Hamid Pasha’s eyes twinkled. ‘Quite so. And the doctor suffers from this same disease. It will be interesting, would it not, to find out more about it?’
Nagarajan signalled to the waiter to clear the plates. He looked around once more and decided that Ashoka Hotel was definitely not as bad a place as he had thought an hour back. A full stomach usually puts things in perspective, he thought. Maybe he would come here again with his wife and have some of those excellent fried potatoes.
Hamid Pasha said abruptly, ‘There is another thing that bothers me, miyan.’
Nagarajan eyed him and placed a toothpick in his mouth. He opened the bill wallet, raised a customary brow at the price, and placed a thousand-rupee note in it.

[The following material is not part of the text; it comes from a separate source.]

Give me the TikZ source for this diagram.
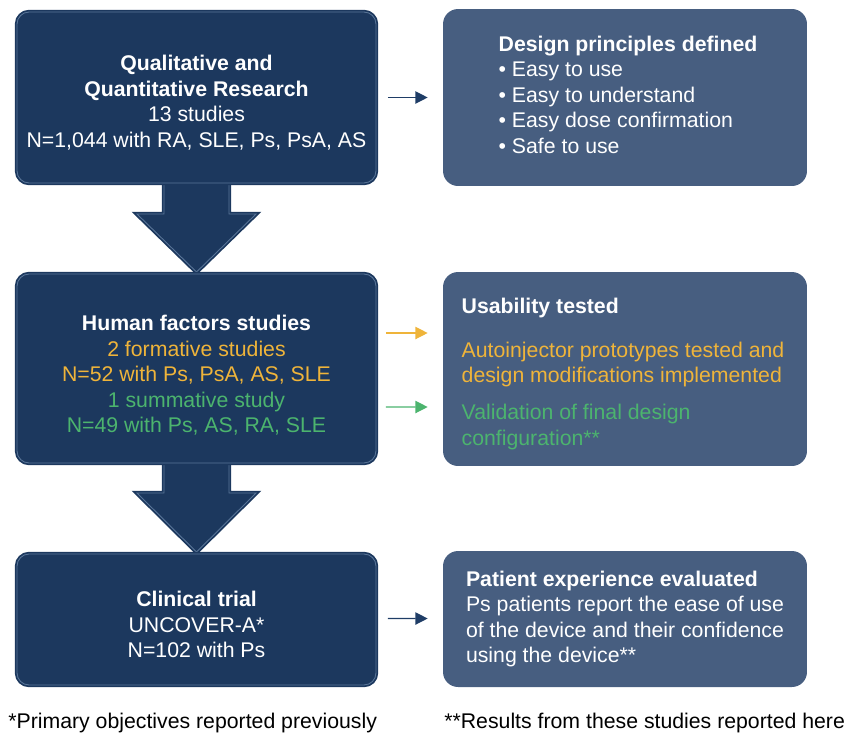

‘It is the question of the servant girl’s sister,’ Hamid Pasha said. ‘The husband says the servant girl has a sister; the wife says she doesn’t. The wife thinks the husband is too pre-occupied with his affairs to notice that it was just the servant girl with the border of her sari covering her head. The husband says it is a different girl. Which one is it?’
‘I’m more inclined to go with the wife. Venkataramana does not look to me like someone who would notice
anything
—let alone domestic affairs.’
Hamid Pasha nodded. ‘And yet—yes, it is yet another of those things. And there is that young man who was loitering about the gate.’
‘Oh, that’s quite easy to guess. What Kamala said is quite likely, I’d say.’
‘And if it is true, it opens up another line of thought, nahin? Maybe the old lady saw the young lady carry on with this young man, and maybe she even threatened her with—consequences, shall we say. Who knows where that conversation could have led?’
The waiter came back with the change, placed the wallet on the edge of the table, and stood a few feet away, and Nagarajan could see his one eye fixed on him. Nagarajan made a quick percentage calculation and left him a suitable tip.
‘Ah,’ said Hamid Pasha, and slammed his hands on the table. ‘I am frustrated, my friend. Frustrated with so many directions, with so many possibilities, and there are too many stories to keep track of—ah, I hope there is some respite from this, but it is only going to get worse, isn’t it?’
‘Yes,’ said Nagarajan. ‘We have not yet talked to everyone in the family. Who would you like to meet next?’ He slid out of the chair to his feet and reached for the bowl of peppermint. Hamid Pasha had already popped a handful into his mouth.
‘None from the family,’ he said, chewing noisily. ‘I want to meet the servants.’
13
W
HEN THEY OPENED THE
gate and went in, walking by the path up to the fork in it, with one branch leading to the well and one to the house, Hamid Pasha stopped and looked up at the windows facing them. There were ground-floor windows too, Nagarajan noticed, in exactly the same places as the upper floor, but one of the windows was in Raja’s room and the other was in the big living room. Raja hadn’t been home, so it was unlikely anyone would have been behind that window that day to look upon the path. About anyone behind the other window, they did not know.